Pero hay una categoría aún más radical: la del converso que antes amó. Incluye a quienes durante cierto tiempo siguieron a alguien con pasión o interés y que, por alguna causa, se han visto defraudados en sus expectativas. Según sea cada uno, el entusiasmo con que antes aplaudía a la persona admirada puede tornarse rencor y ganas de venganza. Algunos casos llegan a lo patológico: a John Lennon, por ejemplo, se lo cargó un admirador despechado, bang, bang, al que había negado un autógrafo. Otros casos son sólo disparatados, o grotescos.

Parte de los odios suscitados por escritores se debe a cartas no respondidas; quizá porque hay quien piensa que a un profesional le sobra tiempo para escribir de todo, y sin esfuerzo. De poco sirve, en mi caso por ejemplo, haber repetido en esta misma página que es imposible atender seiscientos correos electrónicos y cartas cada mes. Que leo cuanto llega, pero cuando puedo. Y que me es imposible mantener correspondencia. Quien eche cuentas comprenderá que si uno dedicara cinco minutos a cada respuesta, debería emplear, sólo en eso, cincuenta horas mensuales que son necesarias para otras cosas. Para escribir novelas y estos artículos, por ejemplo. Para relajarte un rato viendo una película, o para pensar en tus propios asuntos. O para lo que te salga del cimbel.
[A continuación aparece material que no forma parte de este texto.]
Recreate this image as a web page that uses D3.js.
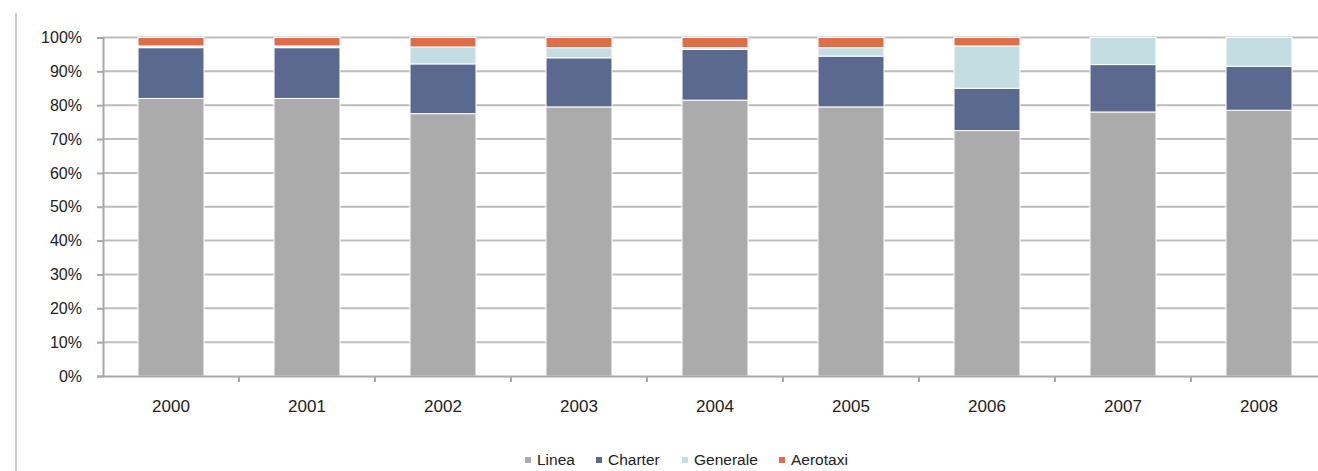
<!DOCTYPE html>
<html>
<head>
<meta charset="utf-8">
<script src="https://cdn.jsdelivr.net/npm/d3@7"></script>
<style>
  html, body { margin: 0; padding: 0; background: #fff; }
  svg { display: block; }
  text { font-family: "Liberation Sans", Arial, sans-serif; fill: #222; }
</style>
</head>
<body>
<svg id="chart" width="1318" height="471"></svg>
<script>
// Traffic share by type of flight, 2000–2008 (percent of total)
const years     = ["2000", "2001", "2002", "2003", "2004", "2005", "2006", "2007", "2008"];
const seriesNames = ["Linea", "Charter", "Generale", "Aerotaxi"];
const linea     = [82, 82, 77.5, 79.5, 81.5, 79.5, 72.5, 78, 78.5];
const charter   = [15, 15, 14.7, 14.5, 15, 15, 12.5, 14, 13];
const generale  = [0.5, 0.5, 5, 3, 0.5, 2.5, 12.5, 8, 8.5];
const aerotaxi  = [2.5, 2.5, 2.8, 3, 3, 3, 2.5, 0, 0];
const yTicks    = [0, 10, 20, 30, 40, 50, 60, 70, 80, 90, 100];
const colors    = ["#ababab", "#5a698d", "#c4dde2", "#de6e48"];

const rows = years.map((y, i) => ({
  year: y, Linea: linea[i], Charter: charter[i], Generale: generale[i], Aerotaxi: aerotaxi[i]
}));

const svg = d3.select("#chart");
const plotLeft = 103, plotTop = 37.5, plotBottom = 376;
const step = 136;

const x = d3.scaleBand().domain(years).range([plotLeft, plotLeft + step * years.length]).padding(0);
const y = d3.scaleLinear().domain([0, 100]).range([plotBottom, plotTop]);
const color = d3.scaleOrdinal().domain(seriesNames).range(colors);
const barW = x.bandwidth() * 0.485;

// outer frame line on the left
svg.append("line")
  .attr("x1", 16).attr("x2", 16).attr("y1", 13).attr("y2", 471)
  .attr("stroke", "#c9c9c9").attr("stroke-width", 2);

// horizontal gridlines
svg.append("g").selectAll("line")
  .data(yTicks.filter(d => d > 0))
  .join("line")
  .attr("x1", plotLeft).attr("x2", plotLeft + step * years.length)
  .attr("y1", d => y(d)).attr("y2", d => y(d))
  .attr("stroke", "#bdbdbd").attr("stroke-width", 2);

// stacked bars
const stack = d3.stack().keys(seriesNames);
const layers = stack(rows);
svg.append("g").selectAll("g")
  .data(layers)
  .join("g")
  .attr("fill", d => color(d.key))
  .selectAll("rect")
  .data(d => d.filter(s => s[1] - s[0] > 0))
  .join("rect")
  .attr("x", d => x(d.data.year) + (x.bandwidth() - barW) / 2)
  .attr("width", barW)
  .attr("y", d => y(d[1]))
  .attr("height", d => y(d[0]) - y(d[1]))
  .attr("stroke", "#ffffff")
  .attr("stroke-width", 1);

// y axis
const yAxis = svg.append("g")
  .attr("transform", `translate(${plotLeft},0)`)
  .call(d3.axisLeft(y).tickValues(yTicks).tickFormat(d => d + "%").tickSize(6).tickPadding(15));
yAxis.select(".domain").attr("stroke", "#a8a8a8").attr("stroke-width", 2);
yAxis.selectAll(".tick line").attr("stroke", "#a8a8a8").attr("stroke-width", 2);
yAxis.selectAll("text").attr("font-size", 16).attr("fill", "#222")
  .attr("font-family", "'Liberation Sans', Arial, sans-serif");

// x axis
const xAxis = svg.append("g")
  .attr("transform", `translate(0,${plotBottom})`)
  .call(d3.axisBottom(x).tickSize(0).tickPadding(24));
xAxis.select(".domain").attr("stroke", "#a8a8a8").attr("stroke-width", 2);
xAxis.selectAll("text").attr("font-size", 17).attr("fill", "#222")
  .attr("font-family", "'Liberation Sans', Arial, sans-serif");

// category separator ticks below the axis
svg.append("g").selectAll("line")
  .data(years.slice(1))
  .join("line")
  .attr("x1", d => x(d)).attr("x2", d => x(d))
  .attr("y1", plotBottom).attr("y2", plotBottom + 6)
  .attr("stroke", "#a8a8a8").attr("stroke-width", 2);

// legend
const legend = svg.append("g").attr("transform", "translate(0,460)");
const legendX = [525, 596, 682, 779];
seriesNames.forEach((name, i) => {
  const g = legend.append("g").attr("transform", `translate(${legendX[i]},0)`);
  g.append("rect").attr("x", 0).attr("y", -3).attr("width", 6).attr("height", 6).attr("fill", colors[i]);
  g.append("text").attr("x", 12).attr("y", 0).attr("dy", "0.35em")
    .attr("font-size", 15.5).text(name);
});
</script>
</body>
</html>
A pesar de tan razonable justificación, hay quienes no la terminan de encajar. Animados por su condición de lectores y admiradores, envían manuscritos de poesía o novelas inéditas pidiendo una opinión o un consejo. Incluso, ayuda para publicar. Y al no recibir respuesta –algunos, al no recibirla en el acto–, envían cartas destempladas porque no les concediste el tiempo y la atención que creen merecer, y que sin duda merecen. Recuerdo un correo electrónico reciente, de extrema impertinencia, donde alguien que antes me había sugerido asunto para un artículo, relacionado con un problema familiar suyo, me insultaba por «no haber tenido la coherencia moral de ocuparte de eso y por no mojarte».
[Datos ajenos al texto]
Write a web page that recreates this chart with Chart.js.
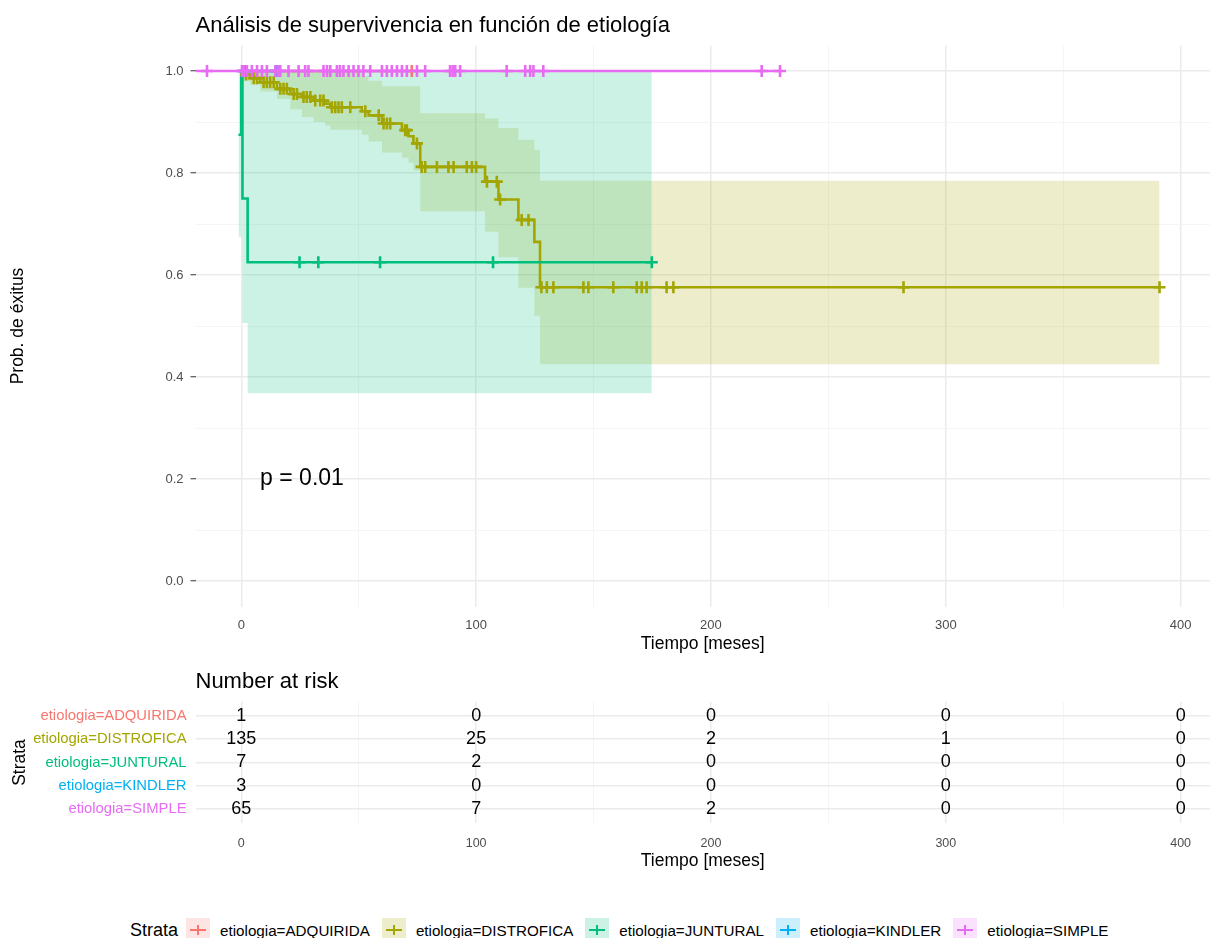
<!DOCTYPE html>
<html>
<head>
<meta charset="utf-8">
<script src="https://cdn.jsdelivr.net/npm/chart.js@4.4.0/dist/chart.umd.min.js"></script>
<style>
body { margin: 0; background: #fff; font-family: "Liberation Sans", Arial, sans-serif; }
#wrap { position: relative; width: 1216px; height: 938px; overflow: hidden; }
#main { position: absolute; left: 0; top: 0; }
#risk { position: absolute; left: 0; top: 660px; }
#legend { position: absolute; left: 130px; top: 917px; height: 26px; display: flex; align-items: center; }
#legend .ttl { font-size: 18px; color: #000; margin-right: 8px; }
#legend .key { position: relative; width: 24px; height: 24px; margin-right: 10px; }
#legend .key .h { position: absolute; left: 4px; top: 11px; width: 16px; height: 2px; }
#legend .key .v { position: absolute; left: 11px; top: 7px; width: 2px; height: 10px; }
#legend .lab { font-size: 15.2px; color: #000; margin-right: 12px; }
</style>
</head>
<body>
<div id="wrap">
  <canvas id="main" width="1216" height="656"></canvas>
  <canvas id="risk" width="1216" height="215"></canvas>
  <div id="legend"></div>
</div>
<script>
var strata = ["etiologia=ADQUIRIDA", "etiologia=DISTROFICA", "etiologia=JUNTURAL", "etiologia=KINDLER", "etiologia=SIMPLE"];
var colors = ["#F8766D", "#A3A500", "#00BF7D", "#00B0F6", "#E76BF3"];
var fills = ["rgba(248,118,109,0.2)", "rgba(163,165,0,0.2)", "rgba(0,191,125,0.2)", "rgba(0,176,246,0.2)", "rgba(231,107,243,0.2)"];

// axes
var xMin = -19.5, xMax = 412.5;
var xGrid = [0, 50, 100, 150, 200, 250, 300, 350, 400];
var xLabels = [0, 100, 200, 300, 400];
var yGrid = [0, 0.1, 0.2, 0.3, 0.4, 0.5, 0.6, 0.7, 0.8, 0.9, 1];
var yLabels = [0, 0.2, 0.4, 0.6, 0.8, 1];

// ADQUIRIDA
var adq_time = [0, 72.6];
var adq_surv = [1, 1];
var adq_cens = [72.6];

// DISTROFICA
var dis_time  = [0, 1, 3.8, 8.1, 15.2, 20.9, 25.8, 30.8, 35.7, 37.9, 51.3, 54.2, 59.9, 68.4, 71.2, 73.3, 76.2, 103.8, 109.5, 118, 124.8, 127.2, 391];
var dis_surv  = [1, 0.993, 0.986, 0.978, 0.965, 0.955, 0.949, 0.942, 0.936, 0.929, 0.921, 0.913, 0.897, 0.884, 0.872, 0.858, 0.812, 0.783, 0.748, 0.708, 0.665, 0.576, 0.576];
var dis_upper = [1, 1, 1, 1, 1, 1, 1, 1, 1, 1, 0.99, 0.981, 0.97, 0.97, 0.97, 0.97, 0.917, 0.907, 0.888, 0.865, 0.845, 0.785, 0.785];
var dis_lower = [1, 0.98, 0.973, 0.96, 0.945, 0.925, 0.91, 0.9, 0.893, 0.885, 0.875, 0.862, 0.84, 0.83, 0.82, 0.805, 0.725, 0.685, 0.635, 0.575, 0.52, 0.425, 0.425];
var dis_cens  = [2, 5.3, 6.7, 9.5, 10.9, 12.3, 13.8, 16.6, 18, 19.4, 22.3, 23.7, 26.5, 27.9, 29.4, 31.5, 33.6, 35, 38.6, 40, 41.4, 42.8, 46.4, 52.8, 58.5, 60.6, 62, 63.4, 69.8, 70.5, 74.8, 76.8, 78.3, 83.3, 88.2, 90.4, 96, 98.2, 100, 104.6, 108.8, 110.2, 119.4, 122.3, 127.8, 130.1, 132.9, 145.7, 147.8, 158.4, 168.4, 170.5, 172.6, 181.1, 184, 282, 391];

// JUNTURAL
var jun_time  = [-1.2, 0, 0.5, 2.7, 174.8];
var jun_surv  = [0.875, 1, 0.75, 0.625, 0.625];
var jun_upper = [1, 1, 1, 1, 1];
var jun_lower = [0.675, 1, 0.506, 0.368, 0.368];
var jun_cens  = [24.8, 32.8, 59.1, 107.2, 174.8];

// KINDLER
var kin_time = [0, 14.9];
var kin_surv = [1, 1];
var kin_cens = [0.8, 1.6, 14.9];

// SIMPLE
var sim_time = [-19.5, 229.4];
var sim_surv = [1, 1];
var sim_cens = [-14.6, 0.3, 1.2, 2.4, 4.5, 6.7, 8.8, 10.9, 14.5, 15.7, 16.6, 20.1, 24.4, 27.2, 28.6, 35, 36.5, 37.9, 40.7, 42, 43.5, 45.7, 47.8, 49.9, 52, 54.9, 59.9, 62, 64.1, 66.3, 68.4, 70.5, 74.8, 78.3, 88.9, 90, 91.1, 93.2, 113, 120.9, 123, 124.4, 128.6, 221.6, 229.4];

// p value
var pText = "p = 0.01";
var pX = 8, pY = 0.2;

// number at risk
var riskTimes = [0, 100, 200, 300, 400];
var riskAdq = [1, 0, 0, 0, 0];
var riskDis = [135, 25, 2, 1, 0];
var riskJun = [7, 2, 0, 0, 0];
var riskKin = [3, 0, 0, 0, 0];
var riskSim = [65, 7, 2, 0, 0];
var riskCounts = [riskAdq, riskDis, riskJun, riskKin, riskSim];

var curveTimes = [adq_time, dis_time, jun_time, kin_time, sim_time];
var curveSurv = [adq_surv, dis_surv, jun_surv, kin_surv, sim_surv];
var curveCens = [adq_cens, dis_cens, jun_cens, kin_cens, sim_cens];

var FONT = "'Liberation Sans', Arial, sans-serif";

function pts(times, vals){
  return times.map(function(t, i){ return {x: t, y: vals[i]}; });
}

function stepAt(times, vals, t){
  var v = vals[0];
  for(var i = 0; i < times.length; i++){
    if(times[i] <= t) v = vals[i];
  }
  return v;
}

function isMajorX(v){ return xLabels.indexOf(v) >= 0; }
function isMajorY(v){ return Math.round(v * 10) % 2 == 0; }

var datasets = [];

// bands (olive first, teal over it)
function band(times, up, low, i, ord){
  datasets.push({ data: pts(times, up), stepped: true, fill: '+1', backgroundColor: fills[i],
    borderColor: 'rgba(0,0,0,0)', borderWidth: 0, pointRadius: 0, order: ord });
  datasets.push({ data: pts(times, low), stepped: true, fill: false,
    borderColor: 'rgba(0,0,0,0)', borderWidth: 0, pointRadius: 0, order: ord });
}
band(dis_time, dis_upper, dis_lower, 1, 101);
band(jun_time, jun_upper, jun_lower, 2, 100);

for(var i = 0; i < strata.length; i++){
  datasets.push({ data: pts(curveTimes[i], curveSurv[i]), stepped: true, fill: false,
    borderColor: colors[i], borderWidth: 2.6, pointRadius: 0, order: 50 - i });
}
for(var i = 0; i < strata.length; i++){
  var cp = curveCens[i].map(function(c){ return {x: c, y: stepAt(curveTimes[i], curveSurv[i], c)}; });
  datasets.push({ data: cp, showLine: false, pointStyle: 'cross', pointRadius: 6,
    borderColor: colors[i], pointBorderWidth: 2.6, order: 20 - i });
}

var pPlugin = {
  id: 'pvalue',
  afterDatasetsDraw: function(chart){
    var ctx = chart.ctx;
    ctx.save();
    ctx.font = "23px " + FONT;
    ctx.fillStyle = "#000";
    ctx.textAlign = "left";
    ctx.textBaseline = "middle";
    ctx.fillText(pText, chart.scales.x.getPixelForValue(pX), chart.scales.y.getPixelForValue(pY));
    ctx.restore();
  }
};

new Chart(document.getElementById("main"), {
  type: 'line',
  data: { datasets: datasets },
  plugins: [pPlugin],
  options: {
    responsive: false,
    animation: false,
    events: [],
    layout: { autoPadding: false, padding: { left: 0, right: 6, top: 0, bottom: 0 } },
    plugins: {
      legend: { display: false },
      tooltip: { enabled: false },
      title: {
        display: true, text: "Análisis de supervivencia en función de etiología",
        align: 'start', fullSize: false, color: '#000',
        font: { family: FONT, size: 22, weight: 'normal' },
        padding: { top: 12.8, bottom: 6.3 }
      }
    },
    scales: {
      x: {
        type: 'linear', min: xMin, max: xMax,
        afterBuildTicks: function(s){ s.ticks = xGrid.map(function(v){ return {value: v}; }); },
        afterFit: function(s){ s.height = 49.5; },
        grid: {
          drawTicks: false,
          color: function(c){ return c.tick && isMajorX(c.tick.value) ? '#EBEBEB' : '#F2F2F2'; },
          lineWidth: function(c){ return c.tick && isMajorX(c.tick.value) ? 1.5 : 0.8; }
        },
        border: { display: false },
        ticks: {
          autoSkip: false, maxRotation: 0, padding: 11, color: '#4D4D4D',
          font: { family: FONT, size: 13 },
          callback: function(v){ return isMajorX(v) ? String(v) : ''; }
        },
        title: { display: true, text: "Tiempo [meses]", color: '#000',
          font: { family: FONT, size: 17.5 }, padding: { top: 0, bottom: 1 } }
      },
      y: {
        min: -0.05, max: 1.05,
        afterBuildTicks: function(s){ s.ticks = yGrid.map(function(v){ return {value: v}; }); },
        afterFit: function(s){ s.width = 195.5; },
        grid: {
          drawTicks: true, tickLength: 5, tickWidth: 1,
          tickColor: function(c){ return c.tick && isMajorY(c.tick.value) ? '#333333' : 'rgba(0,0,0,0)'; },
          color: function(c){ return c.tick && isMajorY(c.tick.value) ? '#EBEBEB' : '#F2F2F2'; },
          lineWidth: function(c){ return c.tick && isMajorY(c.tick.value) ? 1.5 : 0.8; }
        },
        border: { display: false },
        ticks: {
          autoSkip: false, padding: 7, color: '#4D4D4D',
          font: { family: FONT, size: 13 },
          callback: function(v){ return isMajorY(v) ? v.toFixed(1) : ''; }
        },
        title: { display: true, text: "Prob. de éxitus", color: '#000',
          font: { family: FONT, size: 17.5 }, padding: { top: 7.5, bottom: 0 } }
      }
    }
  }
});

var riskPlugin = {
  id: 'riskNumbers',
  afterDatasetsDraw: function(chart){
    var ctx = chart.ctx, xs = chart.scales.x, ys = chart.scales.y;
    ctx.save();
    ctx.font = "18px " + FONT;
    ctx.fillStyle = "#000";
    ctx.textAlign = "center";
    ctx.textBaseline = "middle";
    riskCounts.forEach(function(row, i){
      row.forEach(function(n, j){
        ctx.fillText(String(n), xs.getPixelForValue(riskTimes[j]), ys.getPixelForValue(i));
      });
    });
    ctx.restore();
  }
};

new Chart(document.getElementById("risk"), {
  type: 'line',
  data: { datasets: [] },
  plugins: [riskPlugin],
  options: {
    responsive: false,
    animation: false,
    events: [],
    layout: { autoPadding: false, padding: { left: 0, right: 6, top: 0, bottom: 0 } },
    plugins: {
      legend: { display: false },
      tooltip: { enabled: false },
      title: {
        display: true, text: "Number at risk", align: 'start', fullSize: false, color: '#000',
        font: { family: FONT, size: 22, weight: 'normal' },
        padding: { top: 8.8, bottom: 6.8 }
      }
    },
    scales: {
      x: {
        type: 'linear', min: xMin, max: xMax,
        afterBuildTicks: function(s){ s.ticks = xGrid.map(function(v){ return {value: v}; }); },
        afterFit: function(s){ s.height = 52; },
        grid: {
          drawTicks: false,
          color: function(c){ return c.tick && isMajorX(c.tick.value) ? '#EBEBEB' : '#F2F2F2'; },
          lineWidth: function(c){ return c.tick && isMajorX(c.tick.value) ? 1.5 : 0.8; }
        },
        border: { display: false },
        ticks: {
          autoSkip: false, maxRotation: 0, padding: 13, color: '#4D4D4D',
          font: { family: FONT, size: 12.5 },
          callback: function(v){ return isMajorX(v) ? String(v) : ''; }
        },
        title: { display: true, text: "Tiempo [meses]", color: '#000',
          font: { family: FONT, size: 17.5 }, padding: { top: 0, bottom: 3 } }
      },
      y: {
        type: 'linear', min: -0.6, max: 4.6, reverse: true,
        afterBuildTicks: function(s){ s.ticks = strata.map(function(n, i){ return {value: i}; }); },
        afterFit: function(s){ s.width = 195.5; },
        grid: { drawTicks: false, color: '#EBEBEB', lineWidth: 1.5 },
        border: { display: false },
        ticks: {
          autoSkip: false, padding: 9,
          color: function(c){ return colors[c.index]; },
          font: { family: FONT, size: 14.8 },
          callback: function(v){ return strata[v]; }
        },
        title: { display: true, text: "Strata", color: '#000',
          font: { family: FONT, size: 17.5 }, padding: { top: 9.5, bottom: 0 } }
      }
    }
  }
});

// legend
var leg = document.getElementById("legend");
var html = '<span class="ttl">Strata</span>';
for(var i = 0; i < strata.length; i++){
  html += '<span class="key" style="background:' + fills[i] + '">' +
    '<span class="h" style="background:' + colors[i] + '"></span>' +
    '<span class="v" style="background:' + colors[i] + '"></span></span>' +
    '<span class="lab">' + strata[i] + '</span>';
}
leg.innerHTML = html;
</script>
</body>
</html>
A veces, por trabajo y viajes, el correo se acumula. El de XLSemanal, por ejemplo, postal y electrónico, me lo hago enviar a casa en paquetes cada mes y medio, aproximadamente, para dedicar un día entero a su lectura. Luego voy contestando lo que puedo: lo urgente o imprescindible. Se da entonces la circunstancia de que, en ocasiones, leo la carta despechada antes de la que, al no ser respondida, motivó el despecho. Paso así del insulto, «eres un prepotente y un chulo y tus novelas son una mierda y te va a leer tu puta madre» –el tuteo y la renuncia a leerme en el futuro son característicos de segundas misivas–, cuya causa no comprendo todavía, a buscar la primera carta, leerla y comprobar que el ofendido, u ofendida, me había mandado antes un manuscrito de quinientas páginas que tengo apilado con otros treinta –ninguno de ellos solicitado–, o elogiaba mi último libro en términos entusiastas, o me invitaba a tomar un café, o a dar una conferencia, o pedía un consejo para su hija que escribe cuentos o quiere estudiar Periodismo.
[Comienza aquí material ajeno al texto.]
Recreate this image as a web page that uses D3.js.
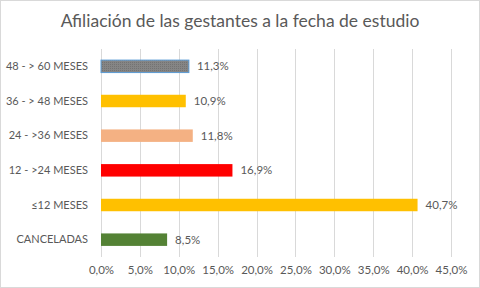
<!doctype html>
<html>
  <head>
    <meta charset="utf-8">
    <script src="https://d3js.org/d3.v7.min.js"></script>
    <style>
      body { margin: 0; background: white; }
      text { font-family: Lato, "Open Sans", sans-serif; fill: #595959; }
    </style>
  </head>
  <body>
    <svg class="chart" width="480" height="288"></svg>
    <script>
      var categories = ["48 - > 60 MESES", "36 - > 48 MESES", "24 - >36 MESES", "12 - >24 MESES", "\u226412 MESES", "CANCELADAS"];
      var values = [11.3, 10.9, 11.8, 16.9, 40.7, 8.5];
      var colors = ["#7f7f7f", "#ffc000", "#f4b183", "#ff0000", "#ffc000", "#548235"];
      var ticks = [0, 5, 10, 15, 20, 25, 30, 35, 40, 45];

      var svg = d3.select("svg");
      var fmt = function(d){ return d.toFixed(1).replace(".", ",") + "%"; };

      // outer border
      svg.append("rect").attr("x", 0.5).attr("y", 0.5).attr("width", 479).attr("height", 287)
        .attr("fill", "white").attr("stroke", "#d9d9d9");

      svg.append("text").attr("x", 240).attr("y", 27).attr("text-anchor", "middle")
        .style("font-size", "17.5px").text("Afiliación de las gestantes a la fecha de estudio");

      // dotted pattern for the first bar
      var pat = svg.append("defs").append("pattern").attr("id", "dots")
        .attr("width", 2).attr("height", 2).attr("patternUnits", "userSpaceOnUse");
      pat.append("rect").attr("width", 2).attr("height", 2).attr("fill", "#858585");
      pat.append("rect").attr("width", 1).attr("height", 1).attr("fill", "#737373");

      var x = d3.scaleLinear().domain([0, 45]).range([101, 451]);
      var y = d3.scaleBand().domain(categories).range([49, 257]).paddingInner(0.64).paddingOuter(0.32);

      svg.append("g").selectAll("line").data(ticks).enter().append("line")
        .attr("x1", function(d){ return Math.round(x(d)) + 0.5; })
        .attr("x2", function(d){ return Math.round(x(d)) + 0.5; })
        .attr("y1", 49).attr("y2", 257)
        .attr("stroke", "#d9d9d9").attr("stroke-width", 1);

      var xAxis = svg.append("g").attr("transform", "translate(0,257)")
        .call(d3.axisBottom(x).tickValues(ticks).tickFormat(fmt).tickSize(0).tickPadding(9));
      xAxis.select(".domain").remove();
      xAxis.selectAll("text").style("font-size", "11.5px").style("font-family", null).attr("fill", null);

      var yAxis = svg.append("g").attr("transform", "translate(88,0)")
        .call(d3.axisLeft(y).tickSize(0).tickPadding(0));
      yAxis.select(".domain").remove();
      yAxis.selectAll("text").style("font-size", "11px").style("font-family", null).attr("fill", null);

      svg.append("g").selectAll("rect").data(categories).enter().append("rect")
        .attr("x", x(0))
        .attr("y", function(d){ return y(d); })
        .attr("width", function(d, i){ return x(values[i]) - x(0); })
        .attr("height", y.bandwidth())
        .attr("fill", function(d, i){ return i === 0 ? "url(#dots)" : colors[i]; })
        .attr("stroke", function(d, i){ return i === 0 ? "#5b9bd5" : "none"; })
        .attr("stroke-width", 1);

      svg.append("g").selectAll("text").data(categories).enter().append("text")
        .attr("x", function(d, i){ return x(values[i]) + 8; })
        .attr("y", function(d){ return y(d) + y.bandwidth() / 2; })
        .attr("dy", "0.35em")
        .style("font-size", "11.5px")
        .text(function(d, i){ return fmt(values[i]); });
    </script>
  </body>
</html>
Ahí, los escritores que se creen menospreciados son temibles: odian como nadie, a simple espacio y por las dos caras del folio. También están los lectores gremiales con poco sentido de la perspectiva: seguidores tuyos desde hace años, que incluso escribieron alguna vez elogiando tal o cual artículo –«dales caña y que se jodan, Reverte»–, y que un día, cuando les toca a ellos o creen verse aludidos de refilón, ya no ven tan claro lo de la caña, y descubren que eres un arrogante y un facha. Pero de todas las cartas recibidas últimamente, mi predilecta es la de una señora, de letra y prosa en apariencia respetables, que pasó de asegurar el pasado enero: «Leo todo lo tuyo desde hace años, como mi familia, y agradezco que tus novelas nos descubran mundos complejos tan insospechados» a escribir, en abril: «Veo que no merecemos de ti una respuesta. Quédate en tu atalaya de soberbia con el último libro, que no pienso comprar. No esperaba otra cosa de un escritor mediocre al que, desde luego, no volveré a leer en mi vida».